Descriptions, Reviews, Etc.
Publisher Description:
The Images of Time presents a philosophical investigation of the nature of time and the mind's ways of representing it. Robin Le Poidevin examines how we perceive time and change, the means by which memory links us with the past, the attempt to represent change and movement in art, and the
nature of fictional time. These apparently disparate questions all concern the ways in which we represent aspects of time, in thought, experience, art and fiction. They also raise fundamental problems for our philosophical understanding, both of mental representation, and of the nature of time
itself.

Le Poidevin brings together issues in philosophy, psychology, aesthetics, and literary theory in examining the mechanisms underlying our representation of time in various media, and brings these to bear on metaphysical debates over the real nature of time. These debates concern which aspects of time
are genuinely part of time's intrinsic nature, and which, in some sense, are mind-dependent.
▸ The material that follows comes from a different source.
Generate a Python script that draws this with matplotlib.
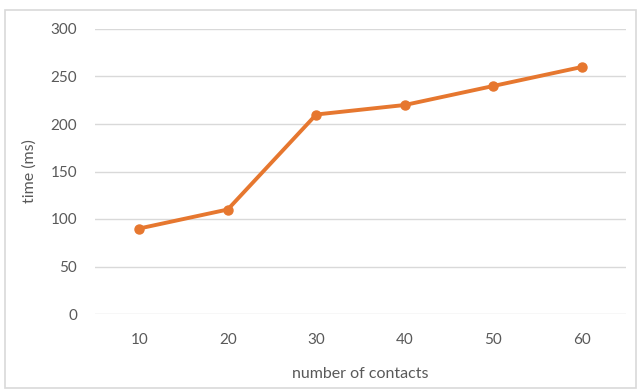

Arguably, the most important debate concerns time's passage: does time pass in reality, or is the division of events into past, present, and future simply a reflection of our temporal perspective--a result of the interaction between a 'static' world and minds capable of representing it? Le Poidevin
argues that, contrary to what perception and memory lead us to suppose, time does not really pass, and this surprising conclusion can be reconciled with the characteristic features of temporal experience.